**** INFORMATION SUPPLIED ****

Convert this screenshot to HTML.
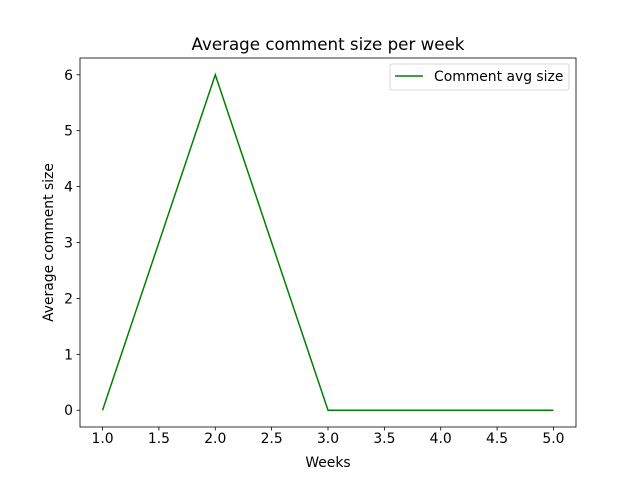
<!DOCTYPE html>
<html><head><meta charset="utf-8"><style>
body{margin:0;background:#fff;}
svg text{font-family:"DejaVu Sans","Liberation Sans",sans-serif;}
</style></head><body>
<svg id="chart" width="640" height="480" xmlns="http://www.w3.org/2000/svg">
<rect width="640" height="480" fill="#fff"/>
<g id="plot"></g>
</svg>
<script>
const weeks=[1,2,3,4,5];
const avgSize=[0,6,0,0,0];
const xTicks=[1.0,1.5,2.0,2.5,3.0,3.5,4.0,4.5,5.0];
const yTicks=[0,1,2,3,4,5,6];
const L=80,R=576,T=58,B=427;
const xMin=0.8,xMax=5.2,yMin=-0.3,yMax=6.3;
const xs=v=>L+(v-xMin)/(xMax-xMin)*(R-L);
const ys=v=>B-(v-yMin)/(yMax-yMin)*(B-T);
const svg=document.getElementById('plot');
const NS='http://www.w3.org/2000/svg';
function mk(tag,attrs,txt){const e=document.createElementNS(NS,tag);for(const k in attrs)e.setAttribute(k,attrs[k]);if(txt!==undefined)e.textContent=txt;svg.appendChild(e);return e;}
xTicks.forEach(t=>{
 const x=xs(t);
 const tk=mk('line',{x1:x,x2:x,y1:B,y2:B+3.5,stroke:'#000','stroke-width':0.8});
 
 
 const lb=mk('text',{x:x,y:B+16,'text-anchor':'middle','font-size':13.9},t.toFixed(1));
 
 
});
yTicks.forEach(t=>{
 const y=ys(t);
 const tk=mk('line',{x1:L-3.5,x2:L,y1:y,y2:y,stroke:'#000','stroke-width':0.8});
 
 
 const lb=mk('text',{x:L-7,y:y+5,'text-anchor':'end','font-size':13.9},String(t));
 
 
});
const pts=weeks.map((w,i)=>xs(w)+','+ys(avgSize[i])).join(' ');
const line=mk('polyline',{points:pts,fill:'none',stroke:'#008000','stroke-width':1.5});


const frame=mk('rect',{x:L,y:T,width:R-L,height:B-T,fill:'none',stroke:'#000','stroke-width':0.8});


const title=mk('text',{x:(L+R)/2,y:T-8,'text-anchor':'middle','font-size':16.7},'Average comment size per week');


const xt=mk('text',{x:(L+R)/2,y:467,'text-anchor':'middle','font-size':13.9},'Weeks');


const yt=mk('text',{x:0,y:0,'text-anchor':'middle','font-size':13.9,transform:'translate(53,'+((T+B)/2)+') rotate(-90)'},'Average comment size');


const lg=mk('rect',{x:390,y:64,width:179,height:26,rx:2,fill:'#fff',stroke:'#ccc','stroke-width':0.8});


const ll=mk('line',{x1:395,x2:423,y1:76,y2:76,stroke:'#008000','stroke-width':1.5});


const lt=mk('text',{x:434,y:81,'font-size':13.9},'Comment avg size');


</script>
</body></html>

****

## DIRECTIONS:
Output a faithful copy of the data, with each picture left out.

## SOLUTION TO THE PROBLEM:
Convert this screenshot to HTML.
<!DOCTYPE html>
<html><head><meta charset="utf-8"><style>
body{margin:0;background:#fff;}
svg text{font-family:"DejaVu Sans","Liberation Sans",sans-serif;}
</style></head><body>
<svg id="chart" width="640" height="480" xmlns="http://www.w3.org/2000/svg">
<rect width="640" height="480" fill="#fff"/>
<g id="plot"></g>
</svg>
<script>
const weeks=[1,2,3,4,5];
const avgSize=[0,6,0,0,0];
const xTicks=[1.0,1.5,2.0,2.5,3.0,3.5,4.0,4.5,5.0];
const yTicks=[0,1,2,3,4,5,6];
const L=80,R=576,T=58,B=427;
const xMin=0.8,xMax=5.2,yMin=-0.3,yMax=6.3;
const xs=v=>L+(v-xMin)/(xMax-xMin)*(R-L);
const ys=v=>B-(v-yMin)/(yMax-yMin)*(B-T);
const svg=document.getElementById('plot');
const NS='http://www.w3.org/2000/svg';
function mk(tag,attrs,txt){const e=document.createElementNS(NS,tag);for(const k in attrs)e.setAttribute(k,attrs[k]);if(txt!==undefined)e.textContent=txt;svg.appendChild(e);return e;}
xTicks.forEach(t=>{
 const x=xs(t);
 const tk=mk('line',{x1:x,x2:x,y1:B,y2:B+3.5,stroke:'#000','stroke-width':0.8});
 
 
 const lb=mk('text',{x:x,y:B+16,'text-anchor':'middle','font-size':13.9},t.toFixed(1));
 
 
});
yTicks.forEach(t=>{
 const y=ys(t);
 const tk=mk('line',{x1:L-3.5,x2:L,y1:y,y2:y,stroke:'#000','stroke-width':0.8});
 
 
 const lb=mk('text',{x:L-7,y:y+5,'text-anchor':'end','font-size':13.9},String(t));
 
 
});
const pts=weeks.map((w,i)=>xs(w)+','+ys(avgSize[i])).join(' ');
const line=mk('polyline',{points:pts,fill:'none',stroke:'#008000','stroke-width':1.5});


const frame=mk('rect',{x:L,y:T,width:R-L,height:B-T,fill:'none',stroke:'#000','stroke-width':0.8});


const title=mk('text',{x:(L+R)/2,y:T-8,'text-anchor':'middle','font-size':16.7},'Average comment size per week');


const xt=mk('text',{x:(L+R)/2,y:467,'text-anchor':'middle','font-size':13.9},'Weeks');


const yt=mk('text',{x:0,y:0,'text-anchor':'middle','font-size':13.9,transform:'translate(53,'+((T+B)/2)+') rotate(-90)'},'Average comment size');


const lg=mk('rect',{x:390,y:64,width:179,height:26,rx:2,fill:'#fff',stroke:'#ccc','stroke-width':0.8});


const ll=mk('line',{x1:395,x2:423,y1:76,y2:76,stroke:'#008000','stroke-width':1.5});


const lt=mk('text',{x:434,y:81,'font-size':13.9},'Comment avg size');


</script>
</body></html>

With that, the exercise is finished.